## WHAT YOU NEED TO DO
Every record below is to be retyped exactly.
** Start **
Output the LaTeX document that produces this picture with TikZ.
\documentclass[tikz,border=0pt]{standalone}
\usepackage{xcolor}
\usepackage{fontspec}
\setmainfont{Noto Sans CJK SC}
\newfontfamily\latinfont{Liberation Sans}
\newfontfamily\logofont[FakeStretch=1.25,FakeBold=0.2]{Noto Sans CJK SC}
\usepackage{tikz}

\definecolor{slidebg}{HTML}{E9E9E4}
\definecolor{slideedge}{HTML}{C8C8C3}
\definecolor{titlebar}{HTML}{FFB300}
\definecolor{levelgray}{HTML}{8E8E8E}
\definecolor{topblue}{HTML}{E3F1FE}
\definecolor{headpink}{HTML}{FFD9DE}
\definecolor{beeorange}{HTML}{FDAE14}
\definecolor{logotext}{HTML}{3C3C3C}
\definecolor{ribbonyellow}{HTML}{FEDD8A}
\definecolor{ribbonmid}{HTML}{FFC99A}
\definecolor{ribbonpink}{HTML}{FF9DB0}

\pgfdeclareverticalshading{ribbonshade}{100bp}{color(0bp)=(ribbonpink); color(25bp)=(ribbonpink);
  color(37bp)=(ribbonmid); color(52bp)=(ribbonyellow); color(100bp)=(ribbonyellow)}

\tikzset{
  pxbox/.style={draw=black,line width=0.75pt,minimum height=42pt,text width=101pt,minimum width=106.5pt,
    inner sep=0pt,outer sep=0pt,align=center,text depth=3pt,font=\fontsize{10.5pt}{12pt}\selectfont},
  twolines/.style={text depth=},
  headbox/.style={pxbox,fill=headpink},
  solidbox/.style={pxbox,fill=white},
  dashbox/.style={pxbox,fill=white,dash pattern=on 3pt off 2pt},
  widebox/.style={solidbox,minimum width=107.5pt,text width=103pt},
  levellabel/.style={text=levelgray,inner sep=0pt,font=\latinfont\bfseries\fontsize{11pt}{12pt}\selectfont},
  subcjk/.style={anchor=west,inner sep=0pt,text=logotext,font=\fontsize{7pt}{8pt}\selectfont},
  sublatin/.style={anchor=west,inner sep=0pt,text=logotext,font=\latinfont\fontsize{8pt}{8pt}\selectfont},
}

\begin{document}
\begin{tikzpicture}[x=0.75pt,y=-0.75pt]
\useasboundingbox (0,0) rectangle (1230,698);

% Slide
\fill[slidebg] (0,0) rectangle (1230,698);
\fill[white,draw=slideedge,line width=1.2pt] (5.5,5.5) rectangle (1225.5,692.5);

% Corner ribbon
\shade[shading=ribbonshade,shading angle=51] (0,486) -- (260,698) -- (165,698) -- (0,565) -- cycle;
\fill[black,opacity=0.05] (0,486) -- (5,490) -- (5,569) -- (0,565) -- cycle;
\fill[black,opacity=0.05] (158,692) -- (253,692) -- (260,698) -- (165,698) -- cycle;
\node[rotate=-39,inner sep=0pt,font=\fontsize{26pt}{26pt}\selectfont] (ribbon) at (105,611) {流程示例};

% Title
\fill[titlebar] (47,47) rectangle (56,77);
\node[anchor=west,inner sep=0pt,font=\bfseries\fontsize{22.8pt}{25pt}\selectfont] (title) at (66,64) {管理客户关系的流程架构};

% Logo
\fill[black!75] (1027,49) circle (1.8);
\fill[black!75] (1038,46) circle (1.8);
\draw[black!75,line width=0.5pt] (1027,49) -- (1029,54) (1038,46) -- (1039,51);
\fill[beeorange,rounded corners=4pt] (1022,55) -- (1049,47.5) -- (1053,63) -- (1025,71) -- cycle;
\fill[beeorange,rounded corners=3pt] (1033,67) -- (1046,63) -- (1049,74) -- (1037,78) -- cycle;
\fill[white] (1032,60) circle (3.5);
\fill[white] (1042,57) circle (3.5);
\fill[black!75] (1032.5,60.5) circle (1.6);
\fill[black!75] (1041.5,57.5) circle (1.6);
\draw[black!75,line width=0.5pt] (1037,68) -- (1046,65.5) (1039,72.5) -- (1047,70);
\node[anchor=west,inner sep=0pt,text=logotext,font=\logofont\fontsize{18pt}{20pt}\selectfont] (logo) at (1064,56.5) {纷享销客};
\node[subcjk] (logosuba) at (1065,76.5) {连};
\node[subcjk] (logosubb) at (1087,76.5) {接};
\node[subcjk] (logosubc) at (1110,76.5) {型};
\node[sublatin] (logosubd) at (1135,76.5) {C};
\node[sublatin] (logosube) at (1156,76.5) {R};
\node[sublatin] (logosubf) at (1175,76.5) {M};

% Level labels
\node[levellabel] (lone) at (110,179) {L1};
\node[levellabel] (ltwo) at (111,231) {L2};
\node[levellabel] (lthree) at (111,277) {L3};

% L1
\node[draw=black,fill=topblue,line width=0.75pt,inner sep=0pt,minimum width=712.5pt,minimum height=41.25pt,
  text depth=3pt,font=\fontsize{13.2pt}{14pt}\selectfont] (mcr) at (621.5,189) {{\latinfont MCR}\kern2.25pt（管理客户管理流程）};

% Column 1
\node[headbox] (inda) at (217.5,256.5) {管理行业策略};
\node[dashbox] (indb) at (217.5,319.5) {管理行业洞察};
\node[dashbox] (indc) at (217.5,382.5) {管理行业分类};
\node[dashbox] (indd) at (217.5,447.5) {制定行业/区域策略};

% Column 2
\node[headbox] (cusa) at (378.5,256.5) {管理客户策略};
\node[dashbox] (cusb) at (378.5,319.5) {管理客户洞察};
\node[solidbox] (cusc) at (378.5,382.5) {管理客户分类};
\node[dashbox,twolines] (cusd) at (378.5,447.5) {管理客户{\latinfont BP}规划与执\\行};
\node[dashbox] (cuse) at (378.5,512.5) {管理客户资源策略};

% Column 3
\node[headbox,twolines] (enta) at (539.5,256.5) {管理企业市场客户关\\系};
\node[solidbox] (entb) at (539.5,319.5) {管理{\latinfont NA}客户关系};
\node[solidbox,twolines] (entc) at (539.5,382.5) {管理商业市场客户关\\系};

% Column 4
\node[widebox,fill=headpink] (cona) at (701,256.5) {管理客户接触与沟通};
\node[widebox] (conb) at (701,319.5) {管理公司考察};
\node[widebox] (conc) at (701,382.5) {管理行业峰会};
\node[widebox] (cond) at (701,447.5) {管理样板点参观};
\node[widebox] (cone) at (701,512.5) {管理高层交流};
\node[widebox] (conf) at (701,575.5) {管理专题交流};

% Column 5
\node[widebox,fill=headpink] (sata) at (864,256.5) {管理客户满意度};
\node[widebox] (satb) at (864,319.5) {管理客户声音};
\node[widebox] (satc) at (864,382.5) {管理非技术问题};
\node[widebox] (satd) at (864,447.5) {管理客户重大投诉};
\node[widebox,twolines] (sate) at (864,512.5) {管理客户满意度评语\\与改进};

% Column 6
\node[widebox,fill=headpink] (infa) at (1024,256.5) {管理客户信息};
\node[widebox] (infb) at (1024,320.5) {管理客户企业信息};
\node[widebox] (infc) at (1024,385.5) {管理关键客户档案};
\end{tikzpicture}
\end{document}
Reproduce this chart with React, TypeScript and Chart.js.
** End **
## OUTPUT OF THE TASK
Output the LaTeX document that produces this picture with TikZ.
\documentclass[tikz,border=0pt]{standalone}
\usepackage{xcolor}
\usepackage{fontspec}
\setmainfont{Noto Sans CJK SC}
\newfontfamily\latinfont{Liberation Sans}
\newfontfamily\logofont[FakeStretch=1.25,FakeBold=0.2]{Noto Sans CJK SC}
\usepackage{tikz}

\definecolor{slidebg}{HTML}{E9E9E4}
\definecolor{slideedge}{HTML}{C8C8C3}
\definecolor{titlebar}{HTML}{FFB300}
\definecolor{levelgray}{HTML}{8E8E8E}
\definecolor{topblue}{HTML}{E3F1FE}
\definecolor{headpink}{HTML}{FFD9DE}
\definecolor{beeorange}{HTML}{FDAE14}
\definecolor{logotext}{HTML}{3C3C3C}
\definecolor{ribbonyellow}{HTML}{FEDD8A}
\definecolor{ribbonmid}{HTML}{FFC99A}
\definecolor{ribbonpink}{HTML}{FF9DB0}

\pgfdeclareverticalshading{ribbonshade}{100bp}{color(0bp)=(ribbonpink); color(25bp)=(ribbonpink);
  color(37bp)=(ribbonmid); color(52bp)=(ribbonyellow); color(100bp)=(ribbonyellow)}

\tikzset{
  pxbox/.style={draw=black,line width=0.75pt,minimum height=42pt,text width=101pt,minimum width=106.5pt,
    inner sep=0pt,outer sep=0pt,align=center,text depth=3pt,font=\fontsize{10.5pt}{12pt}\selectfont},
  twolines/.style={text depth=},
  headbox/.style={pxbox,fill=headpink},
  solidbox/.style={pxbox,fill=white},
  dashbox/.style={pxbox,fill=white,dash pattern=on 3pt off 2pt},
  widebox/.style={solidbox,minimum width=107.5pt,text width=103pt},
  levellabel/.style={text=levelgray,inner sep=0pt,font=\latinfont\bfseries\fontsize{11pt}{12pt}\selectfont},
  subcjk/.style={anchor=west,inner sep=0pt,text=logotext,font=\fontsize{7pt}{8pt}\selectfont},
  sublatin/.style={anchor=west,inner sep=0pt,text=logotext,font=\latinfont\fontsize{8pt}{8pt}\selectfont},
}

\begin{document}
\begin{tikzpicture}[x=0.75pt,y=-0.75pt]
\useasboundingbox (0,0) rectangle (1230,698);

% Slide
\fill[slidebg] (0,0) rectangle (1230,698);
\fill[white,draw=slideedge,line width=1.2pt] (5.5,5.5) rectangle (1225.5,692.5);

% Corner ribbon
\shade[shading=ribbonshade,shading angle=51] (0,486) -- (260,698) -- (165,698) -- (0,565) -- cycle;
\fill[black,opacity=0.05] (0,486) -- (5,490) -- (5,569) -- (0,565) -- cycle;
\fill[black,opacity=0.05] (158,692) -- (253,692) -- (260,698) -- (165,698) -- cycle;
\node[rotate=-39,inner sep=0pt,font=\fontsize{26pt}{26pt}\selectfont] (ribbon) at (105,611) {流程示例};

% Title
\fill[titlebar] (47,47) rectangle (56,77);
\node[anchor=west,inner sep=0pt,font=\bfseries\fontsize{22.8pt}{25pt}\selectfont] (title) at (66,64) {管理客户关系的流程架构};

% Logo
\fill[black!75] (1027,49) circle (1.8);
\fill[black!75] (1038,46) circle (1.8);
\draw[black!75,line width=0.5pt] (1027,49) -- (1029,54) (1038,46) -- (1039,51);
\fill[beeorange,rounded corners=4pt] (1022,55) -- (1049,47.5) -- (1053,63) -- (1025,71) -- cycle;
\fill[beeorange,rounded corners=3pt] (1033,67) -- (1046,63) -- (1049,74) -- (1037,78) -- cycle;
\fill[white] (1032,60) circle (3.5);
\fill[white] (1042,57) circle (3.5);
\fill[black!75] (1032.5,60.5) circle (1.6);
\fill[black!75] (1041.5,57.5) circle (1.6);
\draw[black!75,line width=0.5pt] (1037,68) -- (1046,65.5) (1039,72.5) -- (1047,70);
\node[anchor=west,inner sep=0pt,text=logotext,font=\logofont\fontsize{18pt}{20pt}\selectfont] (logo) at (1064,56.5) {纷享销客};
\node[subcjk] (logosuba) at (1065,76.5) {连};
\node[subcjk] (logosubb) at (1087,76.5) {接};
\node[subcjk] (logosubc) at (1110,76.5) {型};
\node[sublatin] (logosubd) at (1135,76.5) {C};
\node[sublatin] (logosube) at (1156,76.5) {R};
\node[sublatin] (logosubf) at (1175,76.5) {M};

% Level labels
\node[levellabel] (lone) at (110,179) {L1};
\node[levellabel] (ltwo) at (111,231) {L2};
\node[levellabel] (lthree) at (111,277) {L3};

% L1
\node[draw=black,fill=topblue,line width=0.75pt,inner sep=0pt,minimum width=712.5pt,minimum height=41.25pt,
  text depth=3pt,font=\fontsize{13.2pt}{14pt}\selectfont] (mcr) at (621.5,189) {{\latinfont MCR}\kern2.25pt（管理客户管理流程）};

% Column 1
\node[headbox] (inda) at (217.5,256.5) {管理行业策略};
\node[dashbox] (indb) at (217.5,319.5) {管理行业洞察};
\node[dashbox] (indc) at (217.5,382.5) {管理行业分类};
\node[dashbox] (indd) at (217.5,447.5) {制定行业/区域策略};

% Column 2
\node[headbox] (cusa) at (378.5,256.5) {管理客户策略};
\node[dashbox] (cusb) at (378.5,319.5) {管理客户洞察};
\node[solidbox] (cusc) at (378.5,382.5) {管理客户分类};
\node[dashbox,twolines] (cusd) at (378.5,447.5) {管理客户{\latinfont BP}规划与执\\行};
\node[dashbox] (cuse) at (378.5,512.5) {管理客户资源策略};

% Column 3
\node[headbox,twolines] (enta) at (539.5,256.5) {管理企业市场客户关\\系};
\node[solidbox] (entb) at (539.5,319.5) {管理{\latinfont NA}客户关系};
\node[solidbox,twolines] (entc) at (539.5,382.5) {管理商业市场客户关\\系};

% Column 4
\node[widebox,fill=headpink] (cona) at (701,256.5) {管理客户接触与沟通};
\node[widebox] (conb) at (701,319.5) {管理公司考察};
\node[widebox] (conc) at (701,382.5) {管理行业峰会};
\node[widebox] (cond) at (701,447.5) {管理样板点参观};
\node[widebox] (cone) at (701,512.5) {管理高层交流};
\node[widebox] (conf) at (701,575.5) {管理专题交流};

% Column 5
\node[widebox,fill=headpink] (sata) at (864,256.5) {管理客户满意度};
\node[widebox] (satb) at (864,319.5) {管理客户声音};
\node[widebox] (satc) at (864,382.5) {管理非技术问题};
\node[widebox] (satd) at (864,447.5) {管理客户重大投诉};
\node[widebox,twolines] (sate) at (864,512.5) {管理客户满意度评语\\与改进};

% Column 6
\node[widebox,fill=headpink] (infa) at (1024,256.5) {管理客户信息};
\node[widebox] (infb) at (1024,320.5) {管理客户企业信息};
\node[widebox] (infc) at (1024,385.5) {管理关键客户档案};
\end{tikzpicture}
\end{document}
Reproduce this chart with React, TypeScript and Chart.js.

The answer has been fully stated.